Gather each line in the entries that includes the string "with".
***** RECORDS FOR THE EXERCISE
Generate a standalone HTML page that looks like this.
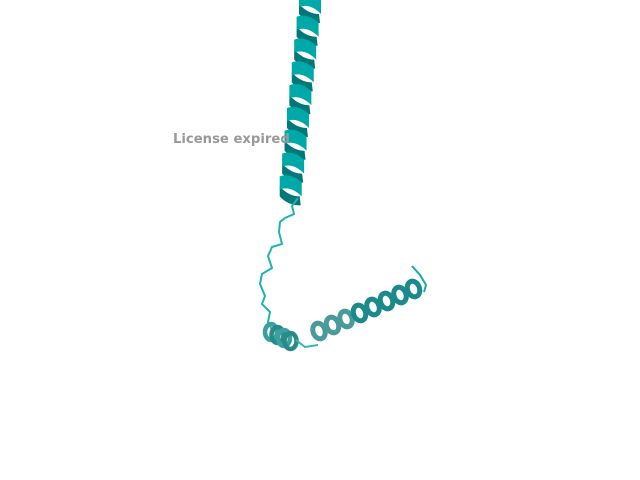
<!DOCTYPE html>
<html><head><meta charset="utf-8"><style>
html,body{margin:0;padding:0;background:#fff;width:640px;height:480px;overflow:hidden}
</style></head><body>
<svg id="s" width="640" height="480" viewBox="0 0 640 480" xmlns="http://www.w3.org/2000/svg">
<rect width="640" height="480" fill="#fff"/>
<g id="topHelix"></g>
<polyline fill="none" stroke="#1fb3b3" stroke-width="2" points="298,198 292,206 294,214 285,218 280,222 279,232 282,244 272,247 268,256 272,268 262,274 260,284 265,296 262,304 270,312 268,322 272,330"/>
<g id="smallHelix"></g>
<polyline fill="none" stroke="#2ab8b8" stroke-width="2" points="296,340 305,347 318,345"/>
<g id="botHelix"></g>
<polyline fill="none" stroke="#1aa8a8" stroke-width="2" points="412,266 420,275 426,285 424,292"/>
<text x="173" y="143" font-family="DejaVu Sans, sans-serif" font-weight="bold" font-size="13.2" fill="#999">License expired</text>
</svg>
<script>
(function(){
const NS="http://www.w3.org/2000/svg";
function add(g,tag,attrs){const e=document.createElementNS(NS,tag);for(const k in attrs)e.setAttribute(k,attrs[k]);g.appendChild(e);return e;}
const tg=document.getElementById('topHelix');
for(let i=0;i<9;i++){
  const t=i/8.3;
  const cx=310-t*20, cy=2+i*22.8;
  const q=add(tg,'path',{d:`M${cx-11},${cy+2} Q${cx-2},${cy+12} ${cx+9},${cy+12} L${cx+10},${cy+21} Q${cx-3},${cy+21} ${cx-11},${cy+12} Z`,fill:'#007878'});
  
  
  const p=add(tg,'path',{d:`M${cx-11},${cy-8} Q${cx},${cy-12} ${cx+11},${cy-2} L${cx+11},${cy+12} Q${cx},${cy+1} ${cx-11},${cy+5} Z`,fill:'#00a9a9'});
  
  
}
const sg=document.getElementById('smallHelix');
for(let i=0;i<4;i++){
  const e=add(sg,'ellipse',{cx:271+i*6.5,cy:332+i*3,rx:6,ry:8,fill:'none',stroke:i%2?'#2a8a8a':'#3aa0a0','stroke-width':4.5});
  
  
}
const bg=document.getElementById('botHelix');
for(let i=0;i<8;i++){
  const cx=319+i*13.5, cy=331-i*6;
  const e=add(bg,'ellipse',{cx:cx,cy:cy,rx:6,ry:8,fill:'none',stroke:i<3?'#4a9a9a':'#1a8a8a','stroke-width':5,transform:`rotate(-20 ${cx} ${cy})`});
  
  
}
})();
</script>
</body></html>
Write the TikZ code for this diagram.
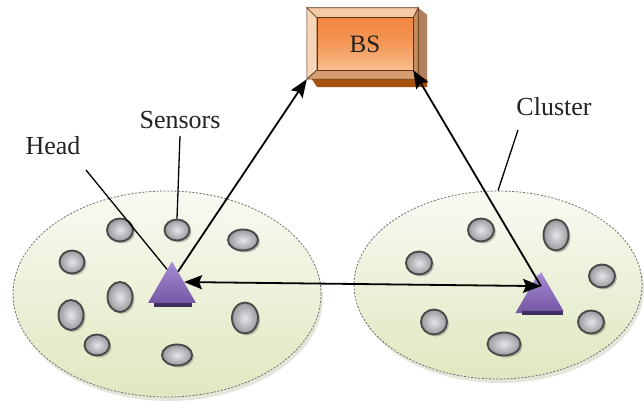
\documentclass[tikz,border=0pt]{standalone}
\usepackage{fontspec}
\setmainfont{Liberation Serif}
\usetikzlibrary{shapes.geometric,arrows.meta,calc,shadows}

\definecolor{clusterTop}{HTML}{F8FAF2}
\definecolor{clusterBot}{HTML}{DFE8C0}
\definecolor{clusterLine}{HTML}{6E6E6E}
\definecolor{sensIn}{HTML}{E6E6EA}
\definecolor{sensOut}{HTML}{9A9A9E}
\definecolor{sensLine}{HTML}{4A4A4A}
\definecolor{headTop}{HTML}{A78BD3}
\definecolor{headBot}{HTML}{7658A6}
\definecolor{headDark}{HTML}{3F3060}
\definecolor{faceTop}{HTML}{F2863F}
\definecolor{faceBot}{HTML}{F9BF8F}
\definecolor{bevelTop}{HTML}{F4C9A4}
\definecolor{bevelLeft}{HTML}{F6D5B9}
\definecolor{bevelBot}{HTML}{D69C72}
\definecolor{bevelRight}{HTML}{C48B63}
\definecolor{boxShadeB}{HTML}{A5520F}
\definecolor{boxShadeR}{HTML}{B08060}
\definecolor{boxLine}{HTML}{5A3414}
\definecolor{txt}{HTML}{222222}

\begin{document}
\begin{tikzpicture}[x=1pt,y=-1pt,
  cluster/.style={ellipse, inner sep=0pt, top color=clusterTop, bottom color=clusterBot,
    draw=clusterLine, line width=0.8pt, dash pattern=on 2pt off 1.6pt,
    drop shadow={shadow xshift=2pt, shadow yshift=-4pt, fill=clusterBot!80!black, opacity=0.35}},
  sensor/.style={ellipse, inner sep=0pt, inner color=sensIn, outer color=sensOut,
    draw=sensLine, line width=1.9pt,
    drop shadow={shadow xshift=2pt, shadow yshift=-2pt, fill=black, opacity=0.22}},
  head/.style={regular polygon, regular polygon sides=3, inner sep=0pt,
    top color=headTop, bottom color=headBot},
  lbl/.style={font=\fontsize{26}{30}\selectfont, text=txt, inner sep=0pt},
  conn/.style={line width=1.8pt, black},
  tip/.style={-{Stealth[length=18pt,width=14pt,inset=3pt]}},
  tips/.style={{Stealth[length=18pt,width=14pt,inset=3pt]}-{Stealth[length=18pt,width=14pt,inset=3pt]}},
  pointer/.style={line width=1.3pt, black}
]
\useasboundingbox (0,0) rectangle (644,401);
\fill[white] (0,0) rectangle (644,401);

% clusters
\node[cluster, minimum width=308pt, minimum height=206pt] (cl) at (167,294) {};
\node[cluster, minimum width=288pt, minimum height=188pt] (cr) at (498,285) {};

% sensors of the left cluster
\node[sensor, minimum width=26pt, minimum height=23pt] (l1) at (120,230) {};
\node[sensor, minimum width=25pt, minimum height=21pt] (l2) at (177,230) {};
\node[sensor, minimum width=30pt, minimum height=21pt] (l3) at (243,240) {};
\node[sensor, minimum width=25pt, minimum height=23pt] (l4) at (72,262) {};
\node[sensor, minimum width=25pt, minimum height=30pt] (l5) at (120,297) {};
\node[sensor, minimum width=25pt, minimum height=30pt] (l6) at (71,315) {};
\node[sensor, minimum width=25pt, minimum height=21pt] (l7) at (97,345) {};
\node[sensor, minimum width=30pt, minimum height=21pt] (l8) at (177,355) {};
\node[sensor, minimum width=26pt, minimum height=31pt] (l9) at (245,318) {};

% sensors of the right cluster
\node[sensor, minimum width=26pt, minimum height=23pt] (r1) at (481,230) {};
\node[sensor, minimum width=25pt, minimum height=31pt] (r2) at (556,235) {};
\node[sensor, minimum width=26pt, minimum height=23pt] (r3) at (419,263) {};
\node[sensor, minimum width=26pt, minimum height=23pt] (r4) at (602,276) {};
\node[sensor, minimum width=26pt, minimum height=25pt] (r5) at (434,322) {};
\node[sensor, minimum width=26pt, minimum height=23pt] (r6) at (591,322) {};
\node[sensor, minimum width=33pt, minimum height=23pt] (r7) at (504,344) {};

% cluster heads with a dark strip under the base
\node[head, minimum size=55pt] (hl) at (172,289) {};
\fill[headDark] ([xshift=6pt]hl.corner 2) rectangle ([xshift=-4pt,yshift=-4pt]hl.corner 3);
\node[head, minimum size=52pt, xshift=-3pt, yshift=-2pt] (hrb) at (541,298) {};
\node[head, minimum size=52pt] (hr) at (541,298) {};
\fill[headDark] ([xshift=4pt]hr.corner 2) rectangle ([xshift=-1pt,yshift=-4pt]hr.corner 3);

% base station: bevelled orange block
\node[minimum width=111pt, minimum height=71pt, inner sep=0pt] (bs) at (362.5,43.5) {};
\node[minimum width=96pt, minimum height=52pt, inner sep=0pt] (face) at (365,44) {};
\fill[boxShadeR] (bs.north east) -- ++(9,7) -- ++(0,72) -- (bs.south east) -- cycle;
\fill[boxShadeB] ([xshift=5pt]bs.south west) -- (bs.south east) -- ++(9,0) -- ++(0,8) -- ++(-110,0) -- cycle;
\begin{scope}[draw=boxLine, line width=0.6pt]
  \filldraw[fill=bevelTop] (bs.north west) -- (bs.north east) -- (face.north east) -- (face.north west) -- cycle;
  \filldraw[fill=bevelLeft] (bs.north west) -- (face.north west) -- (face.south west) -- (bs.south west) -- cycle;
  \filldraw[fill=bevelBot] (bs.south west) -- (bs.south east) -- (face.south east) -- (face.south west) -- cycle;
  \filldraw[fill=bevelRight] (bs.north east) -- (bs.south east) -- (face.south east) -- (face.north east) -- cycle;
  \shade[top color=faceTop, bottom color=faceBot, middle color=faceTop!70!faceBot]
    (face.north west) rectangle (face.south east);
  \draw (face.north west) rectangle (face.south east);
\end{scope}
\node[font=\fontsize{25}{30}\selectfont, text=txt] (bsText) at (face.center) {BS};

% labels
\node[lbl] (tHead) at (53,146) {Head};
\node[lbl] (tSens) at (180,120) {Sensors};
\node[lbl] (tClus) at (554,107) {Cluster};

% connector end points on the heads
\coordinate (hlUp) at ($(hl.corner 1)!0.25!(hl.corner 3)$);
\coordinate (hlSide) at ($(hl.corner 1)!0.5!(hl.corner 3)$);
\coordinate (hlLeft) at ($(hl.corner 1)!0.2!(hl.corner 2)$);
\coordinate (hrIn) at ($(hr.corner 1)!0.55!(hr.center)$);

% free ends of the label pointers
\coordinate (headPt) at (86,170);
\coordinate (sensPt) at (180,136);
\coordinate (clusPt) at (518,130);

% links
\draw[conn, tip] (hlUp) -- (bs.south west);
\draw[conn, tip] (hrIn) -- (face.south east);
\draw[conn, tips] (hlSide) -- (hrIn);

% label pointers
\draw[pointer] (headPt) -- (hlLeft);
\draw[pointer] (sensPt) -- (l2.north);
\draw[pointer] (clusPt) -- (cr.north);
\end{tikzpicture}
\end{document}
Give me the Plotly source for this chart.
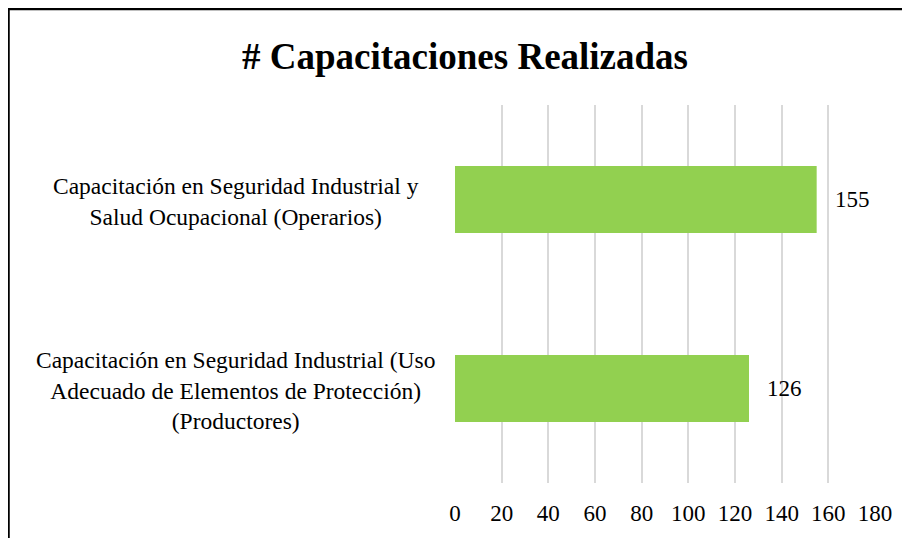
import plotly.graph_objects as go

categories = [
    "Capacitación en Seguridad Industrial y<br>Salud Ocupacional (Operarios)",
    "Capacitación en Seguridad Industrial (Uso<br>Adecuado de Elementos de Protección)<br>(Productores)",
]
values = [155, 126]
tick_vals = [0, 20, 40, 60, 80, 100, 120, 140, 160, 180]
title_text = "# Capacitaciones Realizadas"

# page has an 8px body margin; all pixel targets below are in page coords
OFF = 8
W, H = 910, 538
L, R, T, B = 455 - OFF, W - (875 - OFF), 105 - OFF, H - (483 - OFF)
pw, ph = W - L - R, H - T - B

def px_x(p):
    return (p - OFF - L) / pw

def px_y(p):
    return (H - B - (p - OFF)) / ph

font_family = "Liberation Serif"

fig = go.Figure(
    go.Bar(
        y=categories,
        x=values,
        orientation="h",
        marker=dict(color="#92D050", line=dict(width=0)),
        hoverinfo="x",
    )
)

annotations = []
for cat, v in zip(categories, values):
    annotations.append(dict(
        x=v, y=cat, xref="x", yref="y", text=str(v), showarrow=False,
        xanchor="left", xshift=16, font=dict(family=font_family, size=23, color="#000000"),
    ))
    annotations.append(dict(
        x=px_x(236), y=cat, xref="paper", yref="y", text=cat, showarrow=False,
        xanchor="center", align="center", yshift=-2,
        font=dict(family=font_family, size=23.5, color="#000000"),
    ))

fig.update_layout(
    width=W, height=H,
    margin=dict(l=L, r=R, t=T, b=B),
    paper_bgcolor="white", plot_bgcolor="white",
    showlegend=False,
    bargap=0.645,
    title=dict(
        text="<b>" + title_text + "</b>", x=(465 - OFF) / W, xref="container",
        xanchor="center", y=1 - (56 - OFF) / H, yref="container", yanchor="middle",
        font=dict(family=font_family, size=37, color="#000000"),
    ),
    xaxis=dict(
        range=[0, 180], tickvals=tick_vals, showgrid=True, gridcolor="#D9D9D9", gridwidth=1.5,
        zeroline=False, showline=False, ticks="", ticklabelstandoff=14,
        tickfont=dict(family=font_family, size=23, color="#000000"),
        fixedrange=True,
    ),
    yaxis=dict(
        autorange="reversed", showticklabels=False, showgrid=False, zeroline=False,
        showline=False, ticks="", fixedrange=True,
    ),
    annotations=annotations,
    shapes=[dict(
        type="rect", xref="paper", yref="paper",
        x0=px_x(8.5), x1=px_x(930), y0=px_y(560), y1=px_y(9),
        line=dict(color="#000000", width=2.5), fillcolor="rgba(0,0,0,0)", layer="above",
    )],
)

fig.write_html("out.html")
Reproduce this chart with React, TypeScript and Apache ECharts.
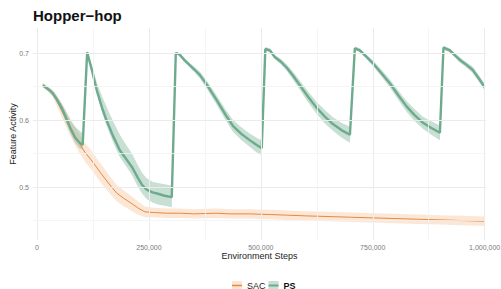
import React, { useEffect, useRef } from "react";
import * as echarts from "echarts";

const title = "Hopper−hop";
const xTitle = "Environment Steps";
const yTitle = "Feature Activity";
const xTickValues = [0, 250000, 500000, 750000, 1000000];
const xMinorGrid = [125000, 375000, 625000, 875000];
const yTickValues = [0.5, 0.6, 0.7];
const yMinorGrid = [0.45, 0.55, 0.65];

const psSteps = [13000, 25000, 35000, 45000, 56000, 67000, 75000, 85000, 95000, 102000,
  112000, 122000, 134000, 145000, 155000, 170000, 185000, 200000, 212000, 225000, 235000, 245000, 258000, 270000, 285000, 301000,
  310000, 318000, 330000, 341000, 352000, 364000, 380000, 401000, 420000, 438000, 457000, 475000, 490000, 502000,
  510000, 520000, 531000, 545000, 558000, 572000, 587000, 605000, 625000, 643000, 661000, 680000, 699000,
  710000, 721000, 735000, 750000, 768000, 788000, 807000, 826000, 844000, 862000, 881000, 900000,
  908000, 922000, 933000, 944000, 958000, 973000, 987000, 1000000];
const psMean = [0.652, 0.646, 0.640, 0.630, 0.617, 0.600, 0.587, 0.574, 0.566, 0.563,
  0.701, 0.676, 0.643, 0.619, 0.600, 0.576, 0.555, 0.541, 0.530, 0.514, 0.503, 0.496, 0.492, 0.490, 0.487, 0.485,
  0.700, 0.698, 0.689, 0.682, 0.675, 0.667, 0.652, 0.630, 0.609, 0.591, 0.579, 0.570, 0.563, 0.558,
  0.706, 0.704, 0.694, 0.687, 0.678, 0.666, 0.652, 0.635, 0.618, 0.605, 0.594, 0.585, 0.578,
  0.707, 0.704, 0.695, 0.685, 0.671, 0.655, 0.637, 0.620, 0.607, 0.596, 0.588, 0.581,
  0.708, 0.704, 0.697, 0.690, 0.683, 0.675, 0.662, 0.649];
const psLower = [0.649, 0.643, 0.636, 0.625, 0.610, 0.592, 0.579, 0.566, 0.558, 0.556,
  0.698, 0.672, 0.638, 0.612, 0.592, 0.567, 0.545, 0.530, 0.518, 0.501, 0.490, 0.482, 0.477, 0.474, 0.472, 0.470,
  0.698, 0.696, 0.686, 0.679, 0.671, 0.662, 0.646, 0.623, 0.601, 0.582, 0.570, 0.560, 0.552, 0.547,
  0.703, 0.701, 0.691, 0.683, 0.673, 0.660, 0.645, 0.627, 0.609, 0.595, 0.584, 0.574, 0.566,
  0.704, 0.701, 0.692, 0.681, 0.666, 0.649, 0.630, 0.612, 0.598, 0.587, 0.578, 0.570,
  0.705, 0.701, 0.694, 0.686, 0.679, 0.670, 0.657, 0.644];
const psUpper = [0.655, 0.649, 0.644, 0.636, 0.624, 0.610, 0.599, 0.590, 0.584, 0.580,
  0.704, 0.682, 0.655, 0.636, 0.620, 0.598, 0.578, 0.562, 0.550, 0.533, 0.521, 0.513, 0.508, 0.506, 0.504, 0.502,
  0.702, 0.700, 0.692, 0.685, 0.679, 0.672, 0.658, 0.637, 0.617, 0.600, 0.589, 0.580, 0.574, 0.569,
  0.709, 0.707, 0.697, 0.691, 0.683, 0.672, 0.659, 0.643, 0.627, 0.615, 0.604, 0.596, 0.590,
  0.710, 0.707, 0.698, 0.689, 0.676, 0.661, 0.644, 0.628, 0.616, 0.605, 0.598, 0.592,
  0.711, 0.707, 0.700, 0.694, 0.687, 0.680, 0.667, 0.654];

const sacSteps = [13000, 25000, 35000, 47000, 60000, 74000, 90000, 107000, 125000, 141000, 163000, 178000, 192000,
  210000, 225000, 241000, 260000, 290000, 320000, 350000, 400000, 430000, 475000, 520000, 560000, 600000, 650000,
  700000, 750000, 800000, 850000, 900000, 950000, 1000000];
const sacMean = [0.652, 0.646, 0.640, 0.625, 0.608, 0.590, 0.570, 0.552, 0.537, 0.522, 0.503, 0.491, 0.484,
  0.476, 0.469, 0.463, 0.462, 0.461, 0.461, 0.460, 0.461, 0.460, 0.460, 0.459, 0.458, 0.457, 0.456,
  0.455, 0.454, 0.453, 0.452, 0.451, 0.450, 0.449];
const sacLower = [0.649, 0.642, 0.635, 0.617, 0.597, 0.577, 0.556, 0.538, 0.523, 0.508, 0.490, 0.479, 0.472,
  0.465, 0.459, 0.455, 0.455, 0.454, 0.454, 0.453, 0.454, 0.453, 0.453, 0.452, 0.451, 0.450, 0.449,
  0.448, 0.447, 0.446, 0.445, 0.444, 0.443, 0.442];
const sacUpper = [0.655, 0.650, 0.645, 0.633, 0.619, 0.603, 0.584, 0.566, 0.551, 0.536, 0.516, 0.503, 0.496,
  0.487, 0.479, 0.471, 0.469, 0.468, 0.468, 0.467, 0.468, 0.467, 0.467, 0.466, 0.465, 0.464, 0.463,
  0.462, 0.461, 0.460, 0.459, 0.458, 0.457, 0.456];

const PS_LINE = "#6EAA8E";
const PS_BAND = "rgba(110,170,142,0.38)";
const SAC_LINE = "#E8893C";
const SAC_BAND = "rgba(243,170,110,0.28)";
const FONT = "Liberation Sans";

function bandSeries(name: string, steps: number[], lower: number[], upper: number[], color: string, z: number) {
  return {
    type: "custom",
    name,
    z,
    silent: true,
    data: steps.map((s, i) => [s, lower[i], upper[i]]),
    encode: { x: 0, y: [1, 2] },
    renderItem: (params: any, api: any) => {
      if (params.dataIndex !== 0) return null;
      const pts: number[][] = [];
      for (let i = 0; i < steps.length; i++) pts.push(api.coord([steps[i], upper[i]]));
      for (let i = steps.length - 1; i >= 0; i--) pts.push(api.coord([steps[i], lower[i]]));
      return { type: "polygon", shape: { points: pts }, style: { fill: color } };
    },
  };
}

export default function App() {
  const ref = useRef<HTMLDivElement>(null);
  useEffect(() => {
    const chart = echarts.init(ref.current!, undefined, { renderer: "svg" });
    const gridLines = [
      ...xTickValues.map((v) => ({ xAxis: v, lineStyle: { color: "#ebebeb", width: 1 } })),
      ...xMinorGrid.map((v) => ({ xAxis: v, lineStyle: { color: "#f2f2f2", width: 0.8 } })),
      ...yTickValues.map((v) => ({ yAxis: v, lineStyle: { color: "#ebebeb", width: 1 } })),
      ...yMinorGrid.map((v) => ({ yAxis: v, lineStyle: { color: "#f2f2f2", width: 0.8 } })),
    ];
    const linePath = (h: number) =>
      `path://M0,0h0.01v0.01h-0.01z M0,8.99h0.01v0.01h-0.01z M9.99,0h0.01v0.01h-0.01z M0,${4.5 - h / 2}h10v${h}h-10z`;
    chart.setOption({
      animation: false,
      backgroundColor: "#ffffff",
      textStyle: { fontFamily: FONT },
      title: {
        text: title,
        left: 28,
        top: 3,
        textStyle: { fontFamily: FONT, fontSize: 15, fontWeight: "bold", color: "#111" },
      },
      grid: { left: 33, right: 15, top: 28, bottom: 49, containLabel: false, outerBoundsMode: "none" },
      legend: [
        {
          left: 227,
          top: 276,
          itemWidth: 10,
          itemHeight: 9,
          itemGap: 3,
          icon: "rect",
          textStyle: { fontFamily: FONT, fontSize: 9, color: "#222" },
          data: [
            { name: "SAC", itemStyle: { color: SAC_BAND } },
            { name: "PS", itemStyle: { color: PS_BAND }, textStyle: { fontWeight: "bold", color: "#111" } },
          ],
        },
        {
          left: 227,
          top: 276,
          itemWidth: 10,
          itemHeight: 9,
          itemGap: 3,
          textStyle: { fontFamily: FONT, fontSize: 9, color: "rgba(0,0,0,0)" },
          data: [
            { name: "SAC", icon: linePath(1.4), itemStyle: { color: SAC_LINE } },
            { name: "PS", icon: linePath(2), itemStyle: { color: PS_LINE }, textStyle: { fontWeight: "bold", color: "rgba(0,0,0,0)" } },
          ],
        },
      ],
      xAxis: {
        type: "value",
        min: -9000,
        max: 1003000,
        name: xTitle,
        nameLocation: "middle",
        nameGap: 11,
        nameMoveOverlap: false,
        nameTextStyle: { fontFamily: FONT, fontSize: 9, color: "#222" },
        axisLine: { show: false },
        axisTick: { show: false },
        splitLine: { show: false },
        axisLabel: {
          customValues: xTickValues,
          margin: 4,
          fontSize: 7,
          color: "#7a7a7a",
          fontFamily: FONT,
          formatter: (v: number) => v.toLocaleString("en-US"),
        },
      },
      yAxis: {
        type: "value",
        min: 0.421,
        max: 0.7373,
        name: yTitle,
        nameLocation: "middle",
        nameGap: 16,
        nameMoveOverlap: false,
        nameRotate: 90,
        nameTextStyle: { fontFamily: FONT, fontSize: 9, color: "#222" },
        axisLine: { show: false },
        axisTick: { show: false },
        splitLine: { show: false },
        axisLabel: {
          customValues: yTickValues,
          margin: 4,
          fontSize: 7,
          color: "#7a7a7a",
          fontFamily: FONT,
          formatter: (v: number) => v.toFixed(1),
        },
      },
      series: [
        {
          type: "line",
          name: "grid",
          z: 0,
          data: [],
          silent: true,
          markLine: {
            silent: true,
            symbol: ["none", "none"],
            label: { show: false },
            lineStyle: { type: "solid" },
            data: gridLines,
          },
        },
        bandSeries("SAC band", sacSteps, sacLower, sacUpper, SAC_BAND, 1),
        bandSeries("PS band", psSteps, psLower, psUpper, PS_BAND, 1),
        {
          type: "line",
          name: "SAC",
          z: 2,
          showSymbol: false,
          color: SAC_LINE,
          lineStyle: { color: SAC_LINE, width: 1 },
          data: sacSteps.map((s, i) => [s, sacMean[i]]),
        },
        {
          type: "line",
          name: "PS",
          z: 3,
          showSymbol: false,
          color: PS_LINE,
          lineStyle: { color: PS_LINE, width: 2.4 },
          data: psSteps.map((s, i) => [s, psMean[i]]),
        },
      ],
    });
    return () => chart.dispose();
  }, []);
  return <div ref={ref} style={{ position: "absolute", left: 0, top: 0, width: 501, height: 289 }} />;
}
**********
**COMPLETED EXERCISE**
% cluster heads with a dark strip under the base
Reproduce this chart with React, TypeScript and Apache ECharts.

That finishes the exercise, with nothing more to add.